上記を踏まえ、次は、課税事業者と免税事業者についてです。
インボイス制度への理解は、これら3点の理解が早道です。
課税事業者・免税事業者
消費者から預かった消費税は事業者が納付しますが、すべての事業者が納めるわけではありません。
事業者には「課税事業者」と「免税事業者」の2種類があり、消費税を納める義務が生じるのは、「課税事業者」のみです。
【製造業者(課税事業者)】
上記は、今までの図ですが
先ほどの例の製造業者を、消費税を納めない「免税事業者」とした場合、下記のようになります。
【製造業者を免税事業者とした場合(インボイス制度導入前)】
消費者
先ほどと何も変わりはありません。
製造業者(免税事業者)
免税事業者のため、消費税を納付する義務が生じません。
免税事業者はその売上規模が少ないこと等から、消費税の納付義務が免除されています。
免税事業者が預かった消費税は納付されずに利益となるため、益税と呼ばれています。
小売業者(課税事業者)
先ほどと何も変わりはありません。
製造業者は消費税を納めることがなくなりましたが
先ほどと同様に、製造業者に支払った300円を差し引いた200円を納付します。
300円が仕入税額控除されていますね。
税務署
製造業者が免税のため、300円が納付されず、小売業者からの200円のみとなります。
実際の消費税は500円ですが、税収が200円になってしまっています。
ここを問題にしていました。
インボイス制度導入後
税務署側からの問題が生じたのは、取引に「免税事業者」を介したからです。
では、制度導入後はどのようになるのでしょうか。
導入によって、「免税事業者」に支払った消費税は、仕入税額控除ができなくなります。(経過措置あり。
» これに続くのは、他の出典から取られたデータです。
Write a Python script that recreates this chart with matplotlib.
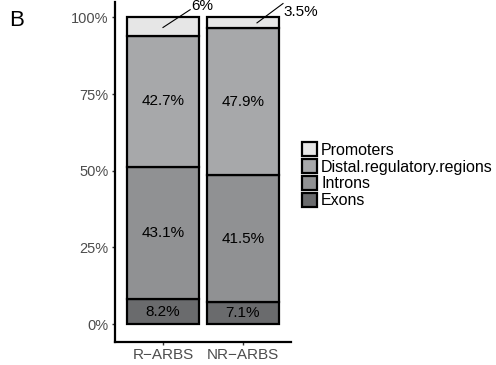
import matplotlib.pyplot as plt
import numpy as np

plt.rcParams['font.family'] = ['Liberation Sans', 'DejaVu Sans']

groups = ["R\u2212ARBS", "NR\u2212ARBS"]
categories = ["Exons", "Introns", "Distal.regulatory.regions", "Promoters"]
colors = ["#6a6b6d", "#909193", "#a7a8aa", "#e6e6e6"]
values = {
    "Exons": [8.2, 7.1],
    "Introns": [43.1, 41.5],
    "Distal.regulatory.regions": [42.7, 47.9],
    "Promoters": [6.0, 3.5],
}
yticks = [0, 25, 50, 75, 100]

fig = plt.figure(figsize=(4.96, 3.65), dpi=100)
ax = fig.add_axes([115 / 496, 1 - 342 / 365, 176 / 496, 340 / 365])

x = np.arange(1, len(groups) + 1)
bottom = np.zeros(len(groups))
handles = {}
for cat, col in zip(categories, colors):
    v = np.array(values[cat]) / 100
    bars = ax.bar(x, v, width=0.9, bottom=bottom, color=col,
                  edgecolor="black", linewidth=1.6, label=cat)
    handles[cat] = bars
    for xi, vi, bi in zip(x, v, bottom):
        if cat != "Promoters":
            ax.text(xi, bi + vi / 2, f"{vi * 100:.1f}%", ha="center",
                    va="center", fontsize=11, color="black")
    bottom += v

# callout labels for the small promoter segments
ax.plot([1.0, 1.34], [0.967, 1.025], color="black", lw=0.8, clip_on=False)
ax.text(1.35, 1.037, "6%", ha="left", va="center", fontsize=11, clip_on=False)
ax.plot([2.175, 2.5], [0.982, 1.045], color="black", lw=0.8, clip_on=False)
ax.text(2.51, 1.016, "3.5%", ha="left", va="center", fontsize=11, clip_on=False)

ax.set_xlim(0.4, 2.6)
ax.set_ylim(-0.058, 1.05)
ax.set_xticks(x)
ax.set_xticklabels(groups, fontsize=11, color="#4d4d4d")
ax.set_yticks(np.array(yticks) / 100)
ax.set_yticklabels([f"{t}%" for t in yticks], fontsize=10.5, color="#4d4d4d")
ax.tick_params(length=2.5, width=1, color="#333333", pad=2)
for s in ["top", "right"]:
    ax.spines[s].set_visible(False)
for s in ["left", "bottom"]:
    ax.spines[s].set_linewidth(1.6)

order = ["Promoters", "Distal.regulatory.regions", "Introns", "Exons"]
leg = fig.legend([handles[c] for c in order], order, loc="upper left",
                 bbox_to_anchor=(302 / 496, 1 - 142 / 365), frameon=False,
                 fontsize=11.5, handlelength=0.95, handleheight=1.0,
                 labelspacing=0.08, handletextpad=0.25, borderpad=0,
                 borderaxespad=0)

fig.text(9 / 496, 1 - 21 / 365, "B", fontsize=16, va="center", ha="left")

fig.savefig("out.png", dpi=100)
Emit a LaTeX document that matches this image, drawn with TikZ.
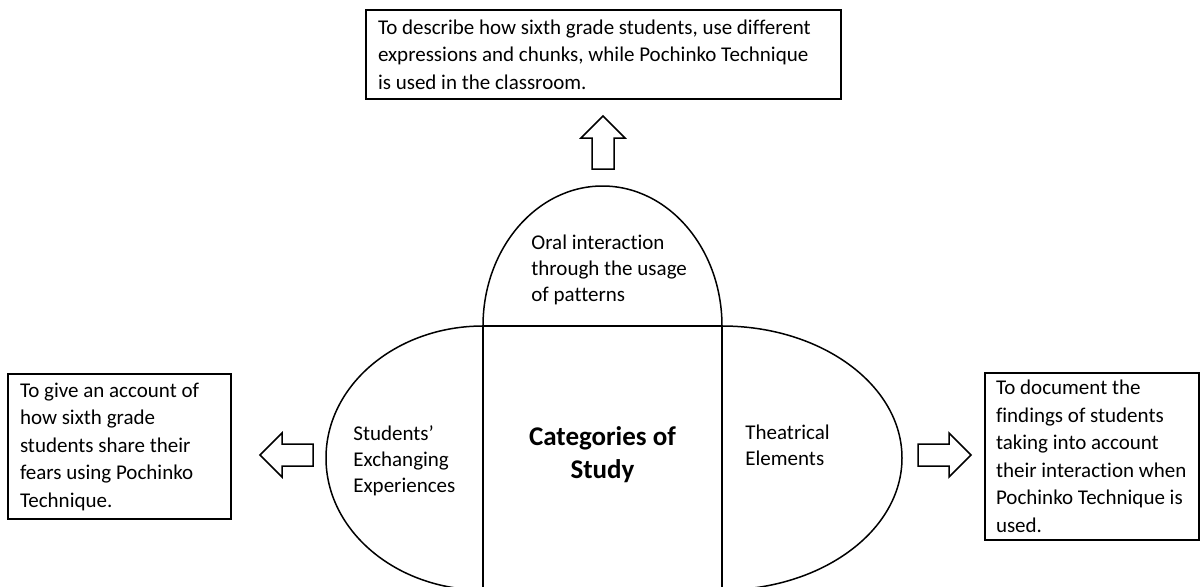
\documentclass[tikz,border=0pt]{standalone}
\usepackage{fontspec}
\setmainfont{Carlito}[Ligatures=NoCommon]

\begin{document}
\begin{tikzpicture}[x=0.5pt,y=0.5pt,
    goal/.style={draw=black,line width=0.9pt,align=flush left,inner xsep=6pt,inner ysep=0pt,
                 font=\fontsize{10.5}{13.75}\selectfont},
    part/.style={align=flush left,inner sep=0pt,font=\fontsize{10.5}{13}\selectfont},
    outline/.style={draw=black,line width=0.75pt},
    pics/blockarr/.style={code={
      \draw[outline,line join=miter] (0,11) -- (31,11) -- (31,22) -- (53,0)
        -- (31,-22) -- (31,-11) -- (0,-11) -- cycle;}}]

  \useasboundingbox (0,0) rectangle (1201,586);
  \clip (0,0) rectangle (1201,586);

  % central figure: dome, core and the two side lobes
  \draw[outline] (483,260) arc[start angle=180,end angle=0,x radius=119.5,y radius=140];
  \draw[outline] (483,-4) rectangle (722,260);
  \draw[outline] (483,260) arc[start angle=90,end angle=270,x radius=157,y radius=132];
  \draw[outline] (722,260) arc[start angle=90,end angle=-90,x radius=180,y radius=132];

  \node[part,anchor=north west] (oral) at (531,351) {Oral interaction\\through the usage\\of patterns};
  \node[part,anchor=north west] (exch) at (353,161) {Students’\\Exchanging\\Experiences};
  \node[part,anchor=north west] (theat) at (745,161) {Theatrical\\Elements};
  \node[anchor=north,align=center,inner sep=0pt,
        font=\fontsize{13.5}{16.8}\selectfont\bfseries] (cat) at (602.5,160) {Categories of\\Study};

  % objectives
  \node[goal,text width=225.5pt,minimum height=44.5pt] (topGoal) at (603.5,531.5)
    {To describe how sixth grade students, use different\\expressions and chunks, while Pochinko Technique\\is used in the classroom.};
  \node[goal,text width=99.5pt,minimum height=72.5pt] (leftGoal) at (119.5,139.5)
    {To give an account of\\how sixth grade\\students share their\\fears using Pochinko\\Technique.};
  \node[goal,text width=96pt,inner xsep=5.5pt,minimum height=83.5pt] (rightGoal) at (1092,129.5)
    {To document the\\findings of students\\taking into account\\their~interaction~when\\Pochinko~Technique~is\\used.};

  % hollow arrows
  \pic[rotate=90]  at (603,417) {blockarr};
  \pic[rotate=180] at (313,131) {blockarr};
  \pic             at (918,131) {blockarr};
\end{tikzpicture}
\end{document}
)
さきほどの例だと、小売業者は、製造業者が課税事業者でも免税事業者でも変化はありませんでしたが
インボイス制度の導入により、製造業者に支払った消費税について仕入税額控除の適用がなくなります。
仕入税額控除ができなくなると?
では、仕入税額控除ができなくなると、具体的にはどのようになるでしょうか。
消費者
先ほどと何も変わりはありません。
製造業者(インボイス登録なし)
免税事業者は、先ほど同様に消費税を納付する義務はありません。
ですが、免税事業者は、インボイス制度上の登録事業者にもなれません。
登録事業者でないものからの請求書は、仕入税額控除の適用がなくなります。(経過措置あり。)
小売業者(課税事業者)
先ほどは製造業者に支払った300円を差し引いた200円を納付していました。
しかし、インボイス制度の導入で製造業者が登録事業者ではないため
製造業者に支払った消費税の200円に仕入税額控除が適用されず、500円の納付が必要になります。
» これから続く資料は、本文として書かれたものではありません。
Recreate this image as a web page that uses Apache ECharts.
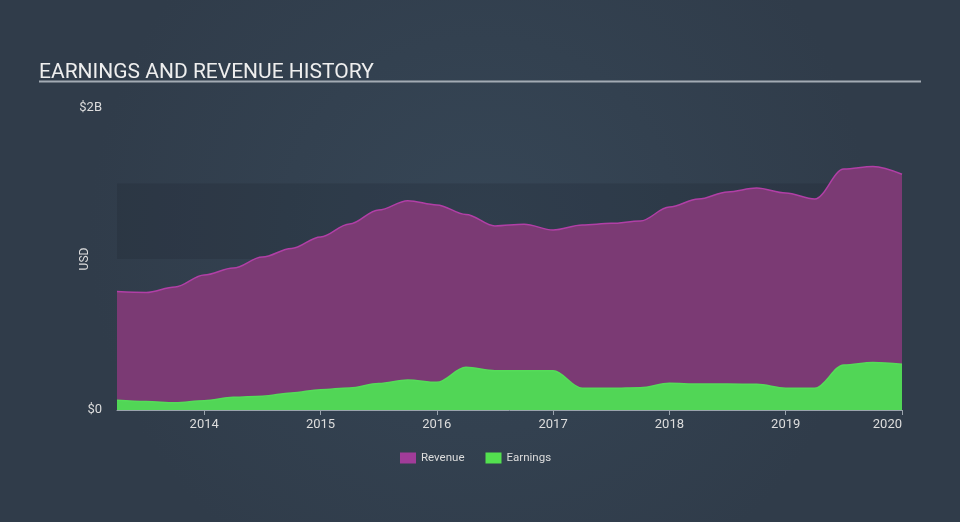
<!DOCTYPE html>
<html>
<head>
<meta charset="utf-8">
<script src="https://cdn.jsdelivr.net/npm/echarts@6/dist/echarts.min.js"></script>
<style>
html,body{margin:0;padding:0;background:#333f4e;}
#c{width:960px;height:522px;}
</style>
</head>
<body>
<div id="c"></div>
<script>
// Quarter-end dates as decimal years
const quarters = [2013.25, 2013.5, 2013.75, 2014.0, 2014.25, 2014.5, 2014.75, 2015.0,
  2015.25, 2015.5, 2015.75, 2016.0, 2016.25, 2016.5, 2016.75, 2017.0,
  2017.25, 2017.5, 2017.75, 2018.0, 2018.25, 2018.5, 2018.75, 2019.0,
  2019.25, 2019.5, 2019.75, 2020.0];
// Values in USD millions
const revenue = [784, 778, 815, 894, 940, 1013, 1070, 1146,
  1232, 1325, 1386, 1358, 1295, 1219, 1230, 1192,
  1225, 1236, 1252, 1344, 1397, 1444, 1470, 1437,
  1397, 1596, 1613, 1561];
const earnings = [64, 56, 48, 62, 84, 91, 113, 134,
  146, 175, 199, 183, 283, 260, 260, 260,
  144, 144, 148, 177, 172, 172, 170, 144,
  144, 298, 315, 303];
const yearTicks = [2014, 2015, 2016, 2017, 2018, 2019, 2020];
const yTickLabels = {0: '$0', 2000: '$2B'};

const chart = echarts.init(document.getElementById('c'));
const pair = (arr) => quarters.map((q, i) => [q, arr[i]]);

chart.setOption({
  backgroundColor: {
    type: 'radial', x: 0.5, y: 0.45, r: 0.75,
    colorStops: [{offset: 0, color: '#364656'}, {offset: 1, color: '#303c4a'}]
  },
  animation: false,
  title: {
    text: 'EARNINGS AND REVENUE HISTORY',
    left: 34, top: 57,
    textStyle: {color: '#eeeeee', fontFamily: 'Roboto', fontWeight: 'normal', fontSize: 21}
  },
  graphic: [{
    type: 'line', shape: {x1: 39, y1: 81.5, x2: 921, y2: 81.5},
    style: {stroke: '#a3abb4', lineWidth: 2}
  }],
  legend: {
    left: 395, top: 447,
    itemWidth: 16, itemHeight: 11, itemGap: 21,
    icon: 'rect',
    textStyle: {color: '#dddddd', fontFamily: 'Roboto', fontSize: 11.5},
    data: ['Revenue', 'Earnings']
  },
  grid: {left: 117, right: 58, top: 108, bottom: 112},
  xAxis: {
    type: 'value', min: 2013.25, max: 2020,
    axisLine: {show: true, lineStyle: {color: '#9aa3ad', width: 1}},
    axisTick: {show: true, length: 5, lineStyle: {color: '#9aa3ad'}, customValues: yearTicks},
    axisLabel: {
      color: '#dddddd', fontFamily: 'Roboto', fontSize: 13, margin: 8,
      customValues: yearTicks, alignMaxLabel: 'right',
      formatter: (v) => String(Math.round(v))
    },
    splitLine: {show: false}
  },
  yAxis: {
    type: 'value', min: 0, max: 2000,
    name: 'USD', nameLocation: 'middle', nameGap: 26, nameRotate: 90,
    nameMoveOverlap: false,
    nameTextStyle: {color: '#dddddd', fontFamily: 'Roboto', fontSize: 12},
    axisLine: {show: false}, axisTick: {show: false}, splitLine: {show: false},
    axisLabel: {
      color: '#dddddd', fontFamily: 'Roboto', fontSize: 13, margin: 15,
      customValues: [0, 2000],
      formatter: (v) => yTickLabels[v] || ''
    }
  },
  series: [
    {
      type: 'line', data: [], z: 1, silent: true,
      markArea: {
        silent: true,
        itemStyle: {color: 'rgba(20,30,40,0.18)'},
        data: [[{yAxis: 1000, xAxis: 2013.25}, {yAxis: 1500, xAxis: 2020}]]
      }
    },
    {
      name: 'Revenue', type: 'line', z: 2, data: pair(revenue),
      smooth: 0.35, smoothMonotone: 'x', showSymbol: false,
      itemStyle: {color: '#a13c99'},
      lineStyle: {color: '#b13fa6', width: 1.5},
      areaStyle: {color: '#7b3a74', opacity: 1}
    },
    {
      name: 'Earnings', type: 'line', z: 3, data: pair(earnings),
      smooth: 0.35, smoothMonotone: 'x', showSymbol: false,
      itemStyle: {color: '#53e04f'},
      lineStyle: {color: '#55dc59', width: 1.5},
      areaStyle: {color: '#51d656', opacity: 1}
    }
  ]
});
</script>
</body>
</html>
製造業者に支払った200円が全く考慮されず、200円の負担増になってしまいます。
このような負担増から、免税事業者との取引の見直しや価格交渉が考えられます。
税務署
小売業者からの納付500円となります。
免税事業者を介した取引であっても、実際の消費税額500円が徴収されます。
インボイス制度の導入で、「免税事業者」の益税は、税務署負担から事業者負担へとも考えられます。
また、免税事業者が取引の関係上、課税事業者となる場合には、消費税の負担増となります。
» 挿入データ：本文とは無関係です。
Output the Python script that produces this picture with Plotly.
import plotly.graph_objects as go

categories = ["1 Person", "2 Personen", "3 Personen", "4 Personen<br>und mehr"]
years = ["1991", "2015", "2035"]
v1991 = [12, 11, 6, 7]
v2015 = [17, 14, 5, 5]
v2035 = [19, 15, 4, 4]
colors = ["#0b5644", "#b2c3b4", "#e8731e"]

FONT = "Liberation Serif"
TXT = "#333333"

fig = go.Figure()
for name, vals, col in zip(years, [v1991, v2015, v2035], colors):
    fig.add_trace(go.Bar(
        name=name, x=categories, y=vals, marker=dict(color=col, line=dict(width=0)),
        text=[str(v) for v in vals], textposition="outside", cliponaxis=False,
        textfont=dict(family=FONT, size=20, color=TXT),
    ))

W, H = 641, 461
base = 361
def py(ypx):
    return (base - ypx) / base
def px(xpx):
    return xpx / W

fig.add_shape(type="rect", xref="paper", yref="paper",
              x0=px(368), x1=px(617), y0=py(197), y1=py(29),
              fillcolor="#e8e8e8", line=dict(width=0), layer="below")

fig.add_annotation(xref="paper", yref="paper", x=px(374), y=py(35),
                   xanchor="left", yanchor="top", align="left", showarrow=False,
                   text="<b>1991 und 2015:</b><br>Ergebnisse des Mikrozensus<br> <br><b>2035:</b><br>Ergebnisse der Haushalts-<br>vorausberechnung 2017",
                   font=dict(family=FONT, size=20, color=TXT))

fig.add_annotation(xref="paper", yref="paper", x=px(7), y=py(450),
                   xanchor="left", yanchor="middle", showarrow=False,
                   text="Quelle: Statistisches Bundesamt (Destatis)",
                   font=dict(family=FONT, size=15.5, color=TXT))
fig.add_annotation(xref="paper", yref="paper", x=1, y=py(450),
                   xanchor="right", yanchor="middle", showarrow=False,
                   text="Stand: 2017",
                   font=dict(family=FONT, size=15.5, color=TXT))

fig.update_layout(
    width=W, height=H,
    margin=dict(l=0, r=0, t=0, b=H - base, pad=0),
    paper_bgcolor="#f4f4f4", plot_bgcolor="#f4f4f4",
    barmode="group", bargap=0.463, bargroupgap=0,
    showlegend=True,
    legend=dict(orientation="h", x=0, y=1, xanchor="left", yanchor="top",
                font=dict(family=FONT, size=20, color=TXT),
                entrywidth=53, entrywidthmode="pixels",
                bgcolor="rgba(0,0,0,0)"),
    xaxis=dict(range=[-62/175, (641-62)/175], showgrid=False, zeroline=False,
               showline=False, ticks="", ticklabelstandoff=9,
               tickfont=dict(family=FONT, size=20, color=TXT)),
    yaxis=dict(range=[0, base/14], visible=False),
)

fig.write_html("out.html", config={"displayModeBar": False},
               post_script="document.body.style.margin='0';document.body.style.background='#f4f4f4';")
これまで売上規模が小さいことで免税となっていた事業者については、かなり苦しい選択が迫られます。
まとめ
最後までお読みいただき、ありがとうございます。
今回は、インボイス制度の理解を深めるために消費税の仕組みと仕入税額控除
上記を踏まえ、インボイス導入前と導入後で変わる免税事業者との取引
についてでした。
免税事業者との取引が制度導入後、直ちに仕入税額控除ができなくなるわけではありません。
経過措置や消費税の計算方法によっては影響がない事業者もあります。
次回からは、このような点について書いていきたいと思っています。
制度が難解で分かりづらい部分もあったかと思いますが、今回の記事が少しでもお役に立てば嬉しいです。